Supplied data:
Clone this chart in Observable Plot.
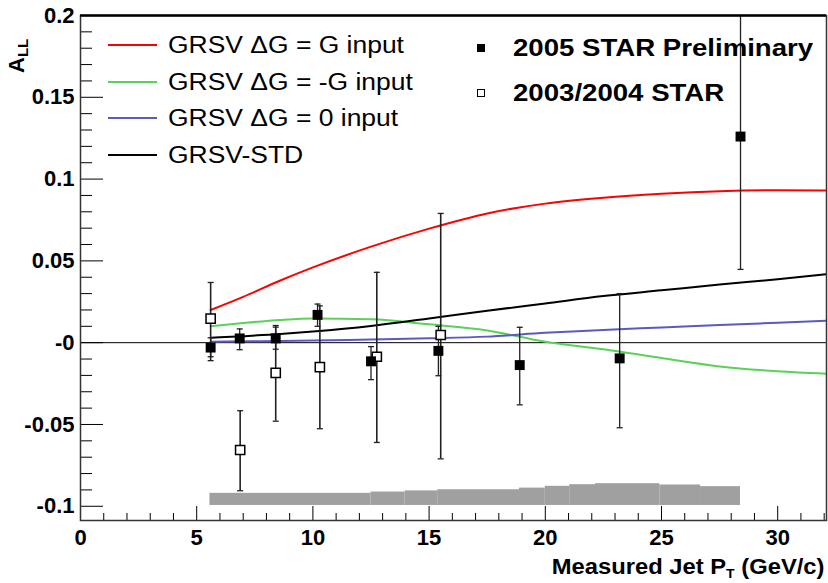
<!DOCTYPE html>
<html><head><meta charset="utf-8">
<script src="https://cdn.jsdelivr.net/npm/d3@7"></script>
<script src="https://cdn.jsdelivr.net/npm/@observablehq/plot@0.6"></script>
<style>
body{margin:0;background:#fff;}
#wrap{position:relative;width:828px;height:583px;font-family:"Liberation Sans",Arial,sans-serif;color:#000;overflow:hidden;}
#wrap svg{position:absolute;left:0;top:0;}
.ov{position:absolute;white-space:nowrap;}
.row{position:absolute;height:24px;display:flex;align-items:center;}
.sw{display:inline-block;width:49px;height:2px;margin-right:11px;}
.lt{display:inline-block;font-size:23px;line-height:24px;transform-origin:left center;transform:scaleX(1.15);}
.bt{display:inline-block;font-size:23px;line-height:24px;font-weight:bold;transform-origin:left center;transform:scaleX(1.2);}
.mk{display:inline-block;width:8px;height:8px;box-sizing:border-box;margin-right:28px;}
</style></head><body><div id="wrap"></div>
<script>
// ---- data ----
const star2005PT = [5.6, 6.85, 8.4, 10.2, 12.5, 15.4, 18.9, 23.2, 28.4];
const star2005A  = [-0.003, 0.0026, 0.0026, 0.017, -0.0114, -0.005, -0.0137, -0.0096, 0.126];
const star2005Lo = [-0.0086, -0.0043, -0.0040, 0.010, -0.0226, -0.0202, -0.038, -0.052, 0.0448];
const star2005Hi = [0.003, 0.0084, 0.0095, 0.0236, -0.0024, 0.010, 0.0094, 0.030, 0.207];

const star0304PT = [5.6, 6.87, 8.4, 10.3, 12.75, 15.5];
const star0304A  = [0.0147, -0.0656, -0.0185, -0.015, -0.0086, 0.0047];
const star0304Lo = [-0.011, -0.0905, -0.048, -0.0526, -0.061, -0.071];
const star0304Hi = [0.0368, -0.0416, 0.0105, 0.0225, 0.043, 0.079];

const curvePT   = [5.6, 7, 8.6, 10, 12.5, 15, 17.5, 20, 22.5, 25, 27.5, 30, 32.1];
const grsvG     = [0.020, 0.028, 0.038, 0.046, 0.0587, 0.0697, 0.079, 0.085, 0.0886, 0.091, 0.0926, 0.0932, 0.093];
const grsvMinusG= [0.010, 0.012, 0.0139, 0.0148, 0.0143, 0.0112, 0.0075, 0.0005, -0.004, -0.0094, -0.0145, -0.0175, -0.019];
const grsvZero  = [0.0006, 0.0008, 0.001, 0.0013, 0.002, 0.0027, 0.0037, 0.006, 0.0078, 0.0093, 0.0108, 0.0122, 0.0134];
const grsvStd   = [0.003, 0.004, 0.0053, 0.0068, 0.0102, 0.0148, 0.0195, 0.024, 0.0285, 0.032, 0.0355, 0.0388, 0.0418];

const sysEdges  = [5.57, 12.5, 13.97, 15.37, 18.89, 20.0, 21.05, 22.16, 24.93, 26.68, 28.4];
const sysTop    = [-0.0921, -0.0913, -0.0906, -0.0899, -0.0889, -0.0878, -0.0868, -0.0862, -0.087, -0.088];
const sysBottom = -0.0995;

const xTicks = [0, 5, 10, 15, 20, 25, 30];
const xMinor = d3.range(0, 33, 1).filter(v => v % 5 !== 0);
const yTicks = [-0.1, -0.05, 0, 0.05, 0.1, 0.15, 0.2];
const yTickLabels = ["-0.1", "-0.05", "-0", "0.05", "0.1", "0.15", "0.2"];
const yMinor = d3.range(-10, 21, 1).filter(v => v % 5 !== 0).map(v => v / 100);

const seriesNames = ["GRSV \u0394G = G input", "GRSV \u0394G = -G input", "GRSV \u0394G = 0 input", "GRSV-STD"];
const seriesColors = ["#ff0000", "#5ad25a", "#5a5ac0", "#000000"];
const dataNames = ["2005 STAR Preliminary", "2003/2004 STAR"];

// ---- build tables ----
const s2005 = star2005PT.map((x, i) => ({x, y: star2005A[i], lo: star2005Lo[i], hi: star2005Hi[i]}));
const s0304 = star0304PT.map((x, i) => ({x, y: star0304A[i], lo: star0304Lo[i], hi: star0304Hi[i]}));
const curves = [grsvG, grsvMinusG, grsvZero, grsvStd].map(arr => curvePT.map((x, i) => ({x, y: arr[i]})));
const band = sysTop.map((t, i) => ({x1: sysEdges[i], x2: sysEdges[i + 1], y1: sysBottom, y2: t}));

const W = 828, H = 583, mL = 80, mT = 15, mR = 2, mB = 63;
const fW = W - mL - mR, fH = H - mT - mB;

const cap = {draw(ctx, size) { const h = Math.sqrt(size / Math.PI); ctx.moveTo(-h, 0); ctx.lineTo(h, 0); }};

const plot = Plot.plot({
  width: W, height: H,
  marginLeft: mL, marginTop: mT, marginRight: mR, marginBottom: mB,
  style: {background: "white", fontFamily: "'Liberation Sans', Arial, sans-serif", overflow: "visible"},
  x: {domain: [0, 32.1]},
  y: {domain: [-0.1087, 0.2]},
  marks: [
    Plot.rect(band, {x1: "x1", x2: "x2", y1: "y1", y2: "y2", fill: "#a0a0a0"}),
    Plot.ruleY([0], {stroke: "black", strokeWidth: 1}),
    ...curves.map((c, i) => Plot.line(c, {x: "x", y: "y", stroke: seriesColors[i], strokeWidth: 2, curve: "monotone-x", clip: true})),
    Plot.ruleX(s0304, {x: "x", y1: "lo", y2: "hi", stroke: "#222", strokeWidth: 1.6, clip: true}),
    Plot.dot(s0304, {x: "x", y: "lo", symbol: cap, r: 3, stroke: "#222", fill: "none", strokeWidth: 1.3, clip: true}),
    Plot.dot(s0304, {x: "x", y: "hi", symbol: cap, r: 3, stroke: "#222", fill: "none", strokeWidth: 1.3, clip: true}),
    Plot.ruleX(s2005, {x: "x", y1: "lo", y2: "hi", stroke: "#222", strokeWidth: 1.3, clip: true}),
    Plot.dot(s2005, {x: "x", y: "lo", symbol: cap, r: 3, stroke: "#222", fill: "none", strokeWidth: 1.3, clip: true}),
    Plot.dot(s2005, {x: "x", y: "hi", symbol: cap, r: 3, stroke: "#222", fill: "none", strokeWidth: 1.3, clip: true}),
    Plot.dot(s0304, {x: "x", y: "y", symbol: "square", r: 5.2, fill: "white", stroke: "black", strokeWidth: 1.5}),
    Plot.dot(s2005, {x: "x", y: "y", symbol: "square", r: 5.6, fill: "black", stroke: "none"}),
    Plot.tickY(yTicks, {y: d => d, insetRight: fW - 23, stroke: "black", strokeWidth: 1}),
    Plot.tickY(yMinor, {y: d => d, insetRight: fW - 12, stroke: "black", strokeWidth: 1}),
    Plot.tickX(xTicks, {x: d => d, insetTop: fH - 14, stroke: "black", strokeWidth: 1}),
    Plot.tickX(xMinor, {x: d => d, insetTop: fH - 7, stroke: "black", strokeWidth: 1}),
    Plot.frame({stroke: "#333", strokeWidth: 1.5}),
    Plot.ruleY([0.2], {stroke: "black", strokeWidth: 2.5}),
    Plot.axisY(yTicks, {tickSize: 0, tickPadding: 6, label: null, fontSize: 22, fontWeight: "bold", fill: "black",
      tickFormat: d => yTickLabels[yTicks.indexOf(d)]}),
    Plot.axisX(xTicks, {tickSize: 0, tickPadding: 9, label: null, fontSize: 22, fontWeight: "bold", fill: "black",
      tickFormat: d => String(d)})
  ]
});

const wrap = document.getElementById("wrap");
wrap.appendChild(plot);

// ---- legend overlays ----
const rowCenters = [45, 81.5, 118, 155];
seriesNames.forEach((name, i) => {
  const r = document.createElement("div");
  r.className = "row";
  r.style.left = "108px";
  r.style.top = (rowCenters[i] - 12) + "px";
  r.innerHTML = `<span class="sw" style="background:${seriesColors[i]}"></span><span class="lt"></span>`;
  r.querySelector(".lt").textContent = name;
  wrap.appendChild(r);
});
const dataCenters = [47.5, 92.5];
dataNames.forEach((name, i) => {
  const r = document.createElement("div");
  r.className = "row";
  r.style.left = "477px";
  r.style.top = (dataCenters[i] - 12) + "px";
  const mkStyle = i === 0 ? "background:#000;" : "background:#fff;border:1.3px solid #000;";
  r.innerHTML = `<span class="mk" style="${mkStyle}"></span><span class="bt"></span>`;
  r.querySelector(".bt").textContent = name;
  wrap.appendChild(r);
});

// ---- axis titles ----
const xt = document.createElement("div");
xt.className = "ov";
xt.style.cssText = "right:4px;top:556px;font-size:22px;line-height:22px;font-weight:bold;transform-origin:right center;transform:scaleX(1.08);";
xt.innerHTML = 'Measured Jet P<sub style="font-size:13px;vertical-align:-4px;line-height:0;">T</sub> (GeV/c)';
wrap.appendChild(xt);

const yt = document.createElement("div");
yt.className = "ov";
yt.style.cssText = "left:6px;top:73px;font-size:22px;line-height:22px;font-weight:bold;transform-origin:0 0;transform:rotate(-90deg);";
yt.innerHTML = 'A<sub style="font-size:15px;vertical-align:-4px;line-height:0;">LL</sub>';
wrap.appendChild(yt);
</script></body></html>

Task statement:
Only the lines from the start of the material through the line containing "0.0094, 0.030, 0.207];" should be transcribed. Pictures stay out.

The answer:
Clone this chart in Observable Plot.
<!DOCTYPE html>
<html><head><meta charset="utf-8">
<script src="https://cdn.jsdelivr.net/npm/d3@7"></script>
<script src="https://cdn.jsdelivr.net/npm/@observablehq/plot@0.6"></script>
<style>
body{margin:0;background:#fff;}
#wrap{position:relative;width:828px;height:583px;font-family:"Liberation Sans",Arial,sans-serif;color:#000;overflow:hidden;}
#wrap svg{position:absolute;left:0;top:0;}
.ov{position:absolute;white-space:nowrap;}
.row{position:absolute;height:24px;display:flex;align-items:center;}
.sw{display:inline-block;width:49px;height:2px;margin-right:11px;}
.lt{display:inline-block;font-size:23px;line-height:24px;transform-origin:left center;transform:scaleX(1.15);}
.bt{display:inline-block;font-size:23px;line-height:24px;font-weight:bold;transform-origin:left center;transform:scaleX(1.2);}
.mk{display:inline-block;width:8px;height:8px;box-sizing:border-box;margin-right:28px;}
</style></head><body><div id="wrap"></div>
<script>
// ---- data ----
const star2005PT = [5.6, 6.85, 8.4, 10.2, 12.5, 15.4, 18.9, 23.2, 28.4];
const star2005A  = [-0.003, 0.0026, 0.0026, 0.017, -0.0114, -0.005, -0.0137, -0.0096, 0.126];
const star2005Lo = [-0.0086, -0.0043, -0.0040, 0.010, -0.0226, -0.0202, -0.038, -0.052, 0.0448];
const star2005Hi = [0.003, 0.0084, 0.0095, 0.0236, -0.0024, 0.010, 0.0094, 0.030, 0.207];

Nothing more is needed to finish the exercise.